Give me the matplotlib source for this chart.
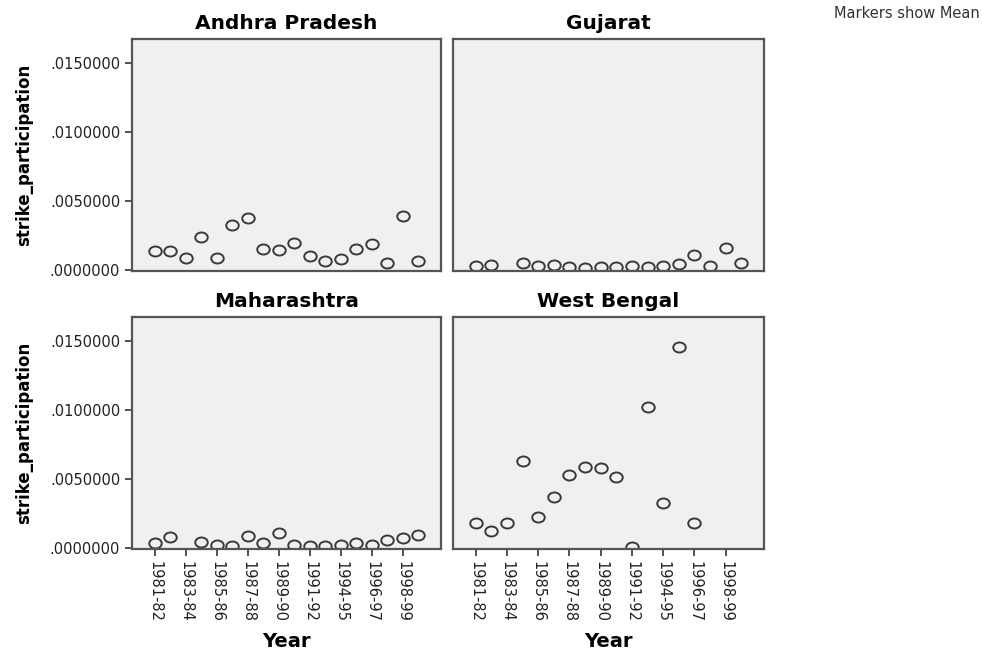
import numpy as np
import matplotlib
matplotlib.use('Agg')
from matplotlib import pyplot as plt
from matplotlib.path import Path
from matplotlib.ticker import FuncFormatter

nan = np.nan

years = ['1981-82', '1982-83', '1983-84', '1984-85', '1985-86', '1986-87',
         '1987-88', '1988-89', '1989-90', '1990-91', '1991-92', '1992-93',
         '1994-95', '1995-96', '1996-97', '1997-98', '1998-99', '1999-00']

andhra = [0.00138, 0.00135, 0.00085, 0.00237, 0.00085, 0.00326, 0.00375, 0.00152, 0.00145,
          0.00198, 0.00101, 0.00067, 0.00082, 0.00150, 0.00186, 0.00053, 0.00390, 0.00067]
gujarat = [0.00029, 0.00036, nan, 0.00048, 0.00029, 0.00036, 0.00020, 0.00017, 0.00024,
           0.00020, 0.00030, 0.00020, 0.00029, 0.00043, 0.00109, 0.00029, 0.00157, 0.00048]
maharashtra = [0.00039, 0.00082, nan, 0.00043, 0.00020, 0.00014, 0.00087, 0.00034, 0.00106,
               0.00020, 0.00014, 0.00014, 0.00020, 0.00034, 0.00020, 0.00058, 0.00072, 0.00092]
west_bengal = [0.00179, 0.00126, 0.00184, 0.00633, 0.00227, 0.00372, 0.00531, 0.00589, 0.00580,
               0.00512, 0.00010, 0.01019, 0.00329, 0.01454, 0.00184, nan, nan, nan]

states = ['Andhra Pradesh', 'Gujarat', 'Maharashtra', 'West Bengal']
series = [andhra, gujarat, maharashtra, west_bengal]

yticks = [0.0, 0.005, 0.010, 0.015]

# slightly squashed circle, like the SPSS mean markers
circ = Path.unit_circle()
oval = Path(circ.vertices * [1.0, 0.8], circ.codes)

fig = plt.figure(figsize=(9.82, 6.51), dpi=100)

W, H = 982.0, 651.0
boxes = [(132, 39, 441, 271), (453, 39, 764, 271),
         (132, 317, 441, 549), (453, 317, 764, 549)]

edge = '#555555'
x = np.arange(len(years))

for i, (name, vals) in enumerate(zip(states, series)):
    x0, y0, x1, y1 = boxes[i]
    ax = fig.add_axes([x0 / W, 1 - y1 / H, (x1 - x0) / W, (y1 - y0) / H])
    ax.set_facecolor('#f0f0f0')
    ax.plot(x, vals, linestyle='none', marker=oval, markersize=9,
            markerfacecolor='none', markeredgecolor='#3a3a3a', markeredgewidth=1.4)
    ax.set_xlim(-1.45, 18.45)
    ax.set_ylim(-0.00007, 0.01674)
    for s in ax.spines.values():
        s.set_color(edge)
        s.set_linewidth(1.6)
    ax.set_title(name, fontsize=14.5, fontweight='bold', pad=7)

    ax.set_xticks(x[::2])
    ax.set_yticks(yticks)
    ax.yaxis.set_major_formatter(FuncFormatter(lambda v, p: ('%.7f' % abs(v))[1:]))
    ax.tick_params(color='#333333', length=5, width=1.2, labelsize=10.5, labelcolor='#222222')

    if i >= 2:
        ax.set_xticklabels(years[::2], rotation=270)
        ax.set_xlabel('Year', fontsize=14, fontweight='bold', labelpad=7)
    else:
        ax.tick_params(axis='x', length=0, labelbottom=False)

    if i % 2 == 0:
        ax.set_ylabel('strike_participation', fontsize=12, fontweight='bold', labelpad=12)
    else:
        ax.tick_params(axis='y', length=0, labelleft=False)

fig.text(0.998, 0.98, 'Markers show Mean', ha='right', va='center', fontsize=10.5, color='#333333')

plt.savefig('out.png', dpi=100)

+++++

▶ Problem description: All lines in the data that contain the word "matplotlib" should be copied.

▶ Correct answer:
Give me the matplotlib source for this chart.
import matplotlib
matplotlib.use('Agg')
from matplotlib import pyplot as plt
from matplotlib.path import Path
from matplotlib.ticker import FuncFormatter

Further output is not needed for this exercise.